The oyster fishery in the Gulf of Mexico has been a global leader in oyster production. Declining water quality, storm events, and human impacts (e.g., oil spills, flood control) have diminished wild oyster populations. Aquaculture can support restoration efforts, commercial oyster aquaculture, and wild harvests. The commercial oyster aquaculture industry relies on hatchery production of single-set oyster seed, the supply of which can be unreliable due to variability in the natural seawater (NSW) used for hatchery production. The use of artificial seawater (ASW) has the potential to enhance aquaculture production for the Eastern Oyster, Crassostrea virginica, by expanding production capability into inland areas, avoiding fluctuating environmental conditions, and reducing risks from anthropogenic pollutants. Seawater, whether artificial or natural, contains complex communities of microorganisms that play critical roles in maintaining conditions that affect oyster larvae development, growth, and survival. Therefore, understanding the dynamics of microbiomes in recirculating systems may provide information about the state of the system that connects to larval production outcomes.

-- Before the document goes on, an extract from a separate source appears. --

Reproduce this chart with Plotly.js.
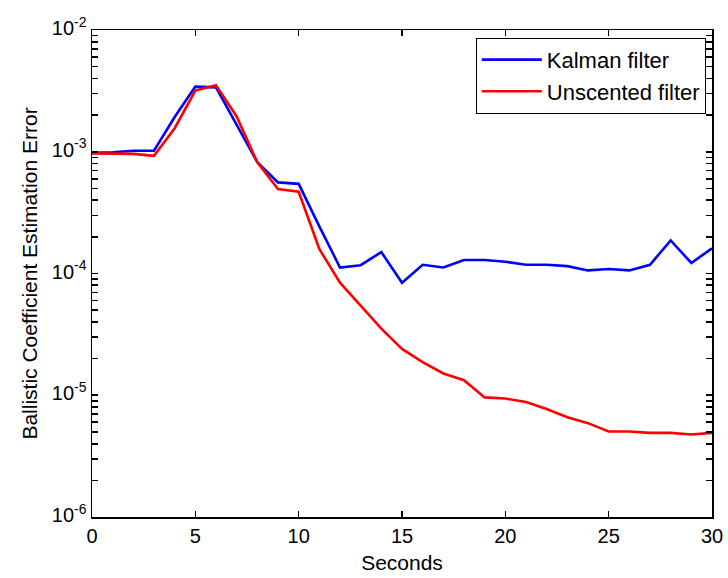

Water samples were collected from recirculating ASW production systems at the University of Southern Mississippi’s Thad Cochran Marine Aquaculture Center, in Ocean Springs, Mississippi, USA during the 2020-2023 hatchery seasons. Water samples were filtered through 0.22uM filters, genomic DNA was extracted, and 16S rRNA gene amplification and sequencing targeting the V6–V8 variable regions was performed on the Illumina MiSeq platform. Bioinformatics analyses were performed using Quantitative Insights into Microbial Ecology with DADA2. Water quality parameters were collected simultaneously with water samples. Larval survival data, including assessments of fecundity, percent of larvae reaching day two (D-stage), and percent of larvae reaching pediveliger stage also were collected to calculate brood outcome indices.
Preliminary data show that the location within the system and transition between brood introductions and removals (stocking and harvesting) were key factors shaping microbiome composition. Across the four-year study period, water quality became more stable, concomitant with a more uniform microbiome in different system compartments. Brood outcome indices improved across the study period. This work may provide information that can support improved larval survival and tools to monitor whole system (biotic and abiotic) conditions.